### Dataset content
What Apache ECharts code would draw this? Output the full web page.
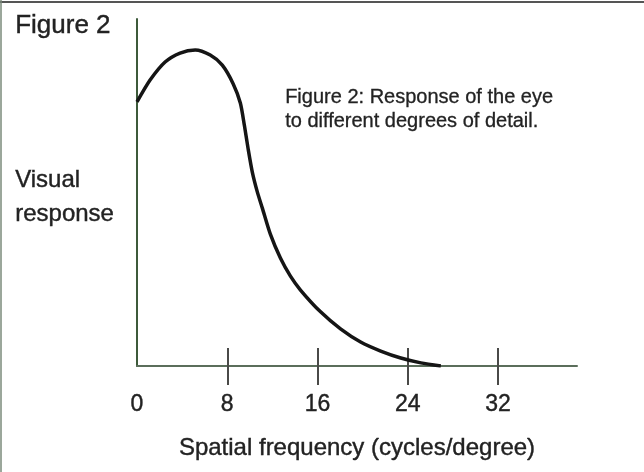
<!DOCTYPE html>
<html>
<head>
<meta charset="utf-8">
<script src="https://cdn.jsdelivr.net/npm/echarts@6/dist/echarts.min.js"></script>
<style>
  html, body { margin: 0; padding: 0; background: #fff; }
  #chart { width: 644px; height: 472px; }
</style>
</head>
<body>
<div id="chart"></div>
<script>
// spatial frequency (cycles/degree)
const freqX = [0, 1.16, 2.49, 3.82, 5.16, 6.49, 7.56, 8.53, 9.16, 9.51, 9.87, 10.22, 10.67, 11.11, 11.82, 12.71, 13.6, 14.49, 16.27, 18.04, 19.82, 21.6, 23.38, 25.16, 26.93]
// visual response, arbitrary units (0..100)
const responseY = [76.1, 82.4, 87.6, 90.2, 91.1, 89.6, 86.7, 81.3, 75.8, 69.5, 62.2, 55.9, 50.1, 45.5, 38.0, 31.1, 25.9, 21.9, 15.6, 10.7, 6.9, 4.3, 2.3, 0.9, 0]
const tickLabels = [0, 8, 16, 24, 32]
const tickMarks = [8, 16, 24, 32]

const font = '"Liberation Sans", Arial, Helvetica, sans-serif'
const ink = '#222'

const chart = echarts.init(document.getElementById('chart'), null, { renderer: 'canvas' })

const options = {
  backgroundColor: '#ffffff',
  animation: false,
  grid: {
    left: 137,
    right: 67,
    top: 19,
    bottom: 106
  },
  xAxis: [
    {
      type: 'value',
      position: 'bottom',
      min: 0,
      max: 39,
      interval: 8,
      name: 'Spatial frequency (cycles/degree)',
      nameLocation: 'middle',
      nameGap: 70,
      nameTextStyle: {
        fontFamily: font,
        fontSize: 24,
        color: ink,
        textBorderColor: ink,
        textBorderWidth: 0.4
      },
      axisLine: {
        show: true,
        lineStyle: { color: '#5b6e5b', width: 2 }
      },
      axisTick: {
        show: true,
        inside: true,
        length: 18,
        customValues: tickMarks,
        lineStyle: { color: '#4a4a48', width: 2 }
      },
      axisLabel: {
        margin: 27,
        fontFamily: font,
        fontSize: 23,
        customValues: tickLabels,
        textBorderColor: ink,
        textBorderWidth: 0.4,
        color: (value) => (value === 0 ? '#1e3d1e' : ink)
      },
      splitLine: { show: false }
    },
    {
      // second copy of the axis only for the lower half of the tick crosses
      type: 'value',
      position: 'bottom',
      min: 0,
      max: 39,
      interval: 8,
      axisLine: { show: false },
      axisTick: {
        show: true,
        inside: false,
        length: 19,
        customValues: tickMarks,
        lineStyle: { color: '#4a4a48', width: 2 }
      },
      axisLabel: { show: false },
      splitLine: { show: false }
    }
  ],
  yAxis: {
    type: 'value',
    min: 0,
    max: 100,
    axisLine: {
      show: true,
      lineStyle: { color: '#3d5a3a', width: 2 }
    },
    axisTick: { show: false },
    axisLabel: { show: false },
    splitLine: { show: false }
  },
  series: [
    {
      type: 'line',
      xAxisIndex: 0,
      data: freqX.map((x, i) => [x, responseY[i]]),
      smooth: 0.25,
      symbol: 'none',
      lineStyle: { color: '#151515', width: 3.5 }
    }
  ],
  graphic: [
    {
      type: 'line',
      shape: { x1: 0, y1: 2, x2: 644, y2: 2 },
      style: { stroke: '#555', lineWidth: 2 }
    },
    {
      type: 'line',
      shape: { x1: 1, y1: 0, x2: 1, y2: 472 },
      style: { stroke: '#7a8a7a', lineWidth: 1.5 }
    },
    {
      type: 'text',
      left: 15,
      top: 13,
      style: { text: 'Figure 2', font: '26px ' + font, fill: ink, stroke: ink, lineWidth: 0.4 }
    },
    {
      type: 'text',
      left: 15,
      top: 163,
      style: { text: 'Visual\nresponse', font: '24px ' + font, lineHeight: 34, fill: ink, stroke: ink, lineWidth: 0.4 }
    },
    {
      type: 'text',
      left: 285,
      top: 85,
      style: {
        text: 'Figure 2: Response of the eye\nto different degrees of detail.',
        font: '20px ' + font,
        lineHeight: 24,
        fill: ink,
        stroke: ink,
        lineWidth: 0.3
      }
    }
  ]
}

chart.setOption(options)
</script>
</body>
</html>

### The task
Each line of the data should be quoted exactly, with pictures left out.

### The answer
What Apache ECharts code would draw this? Output the full web page.
<!DOCTYPE html>
<html>
<head>
<meta charset="utf-8">
<script src="https://cdn.jsdelivr.net/npm/echarts@6/dist/echarts.min.js"></script>
<style>
  html, body { margin: 0; padding: 0; background: #fff; }
  #chart { width: 644px; height: 472px; }
</style>
</head>
<body>
<div id="chart"></div>
<script>
// spatial frequency (cycles/degree)
const freqX = [0, 1.16, 2.49, 3.82, 5.16, 6.49, 7.56, 8.53, 9.16, 9.51, 9.87, 10.22, 10.67, 11.11, 11.82, 12.71, 13.6, 14.49, 16.27, 18.04, 19.82, 21.6, 23.38, 25.16, 26.93]
// visual response, arbitrary units (0..100)
const responseY = [76.1, 82.4, 87.6, 90.2, 91.1, 89.6, 86.7, 81.3, 75.8, 69.5, 62.2, 55.9, 50.1, 45.5, 38.0, 31.1, 25.9, 21.9, 15.6, 10.7, 6.9, 4.3, 2.3, 0.9, 0]
const tickLabels = [0, 8, 16, 24, 32]
const tickMarks = [8, 16, 24, 32]

const font = '"Liberation Sans", Arial, Helvetica, sans-serif'
const ink = '#222'

const chart = echarts.init(document.getElementById('chart'), null, { renderer: 'canvas' })

const options = {
  backgroundColor: '#ffffff',
  animation: false,
  grid: {
    left: 137,
    right: 67,
    top: 19,
    bottom: 106
  },
  xAxis: [
    {
      type: 'value',
      position: 'bottom',
      min: 0,
      max: 39,
      interval: 8,
      name: 'Spatial frequency (cycles/degree)',
      nameLocation: 'middle',
      nameGap: 70,
      nameTextStyle: {
        fontFamily: font,
        fontSize: 24,
        color: ink,
        textBorderColor: ink,
        textBorderWidth: 0.4
      },
      axisLine: {
        show: true,
        lineStyle: { color: '#5b6e5b', width: 2 }
      },
      axisTick: {
        show: true,
        inside: true,
        length: 18,
        customValues: tickMarks,
        lineStyle: { color: '#4a4a48', width: 2 }
      },
      axisLabel: {
        margin: 27,
        fontFamily: font,
        fontSize: 23,
        customValues: tickLabels,
        textBorderColor: ink,
        textBorderWidth: 0.4,
        color: (value) => (value === 0 ? '#1e3d1e' : ink)
      },
      splitLine: { show: false }
    },
    {
      // second copy of the axis only for the lower half of the tick crosses
      type: 'value',
      position: 'bottom',
      min: 0,
      max: 39,
      interval: 8,
      axisLine: { show: false },
      axisTick: {
        show: true,
        inside: false,
        length: 19,
        customValues: tickMarks,
        lineStyle: { color: '#4a4a48', width: 2 }
      },
      axisLabel: { show: false },
      splitLine: { show: false }
    }
  ],
  yAxis: {
    type: 'value',
    min: 0,
    max: 100,
    axisLine: {
      show: true,
      lineStyle: { color: '#3d5a3a', width: 2 }
    },
    axisTick: { show: false },
    axisLabel: { show: false },
    splitLine: { show: false }
  },
  series: [
    {
      type: 'line',
      xAxisIndex: 0,
      data: freqX.map((x, i) => [x, responseY[i]]),
      smooth: 0.25,
      symbol: 'none',
      lineStyle: { color: '#151515', width: 3.5 }
    }
  ],
  graphic: [
    {
      type: 'line',
      shape: { x1: 0, y1: 2, x2: 644, y2: 2 },
      style: { stroke: '#555', lineWidth: 2 }
    },
    {
      type: 'line',
      shape: { x1: 1, y1: 0, x2: 1, y2: 472 },
      style: { stroke: '#7a8a7a', lineWidth: 1.5 }
    },
    {
      type: 'text',
      left: 15,
      top: 13,
      style: { text: 'Figure 2', font: '26px ' + font, fill: ink, stroke: ink, lineWidth: 0.4 }
    },
    {
      type: 'text',
      left: 15,
      top: 163,
      style: { text: 'Visual\nresponse', font: '24px ' + font, lineHeight: 34, fill: ink, stroke: ink, lineWidth: 0.4 }
    },
    {
      type: 'text',
      left: 285,
      top: 85,
      style: {
        text: 'Figure 2: Response of the eye\nto different degrees of detail.',
        font: '20px ' + font,
        lineHeight: 24,
        fill: ink,
        stroke: ink,
        lineWidth: 0.3
      }
    }
  ]
}

chart.setOption(options)
</script>
</body>
</html>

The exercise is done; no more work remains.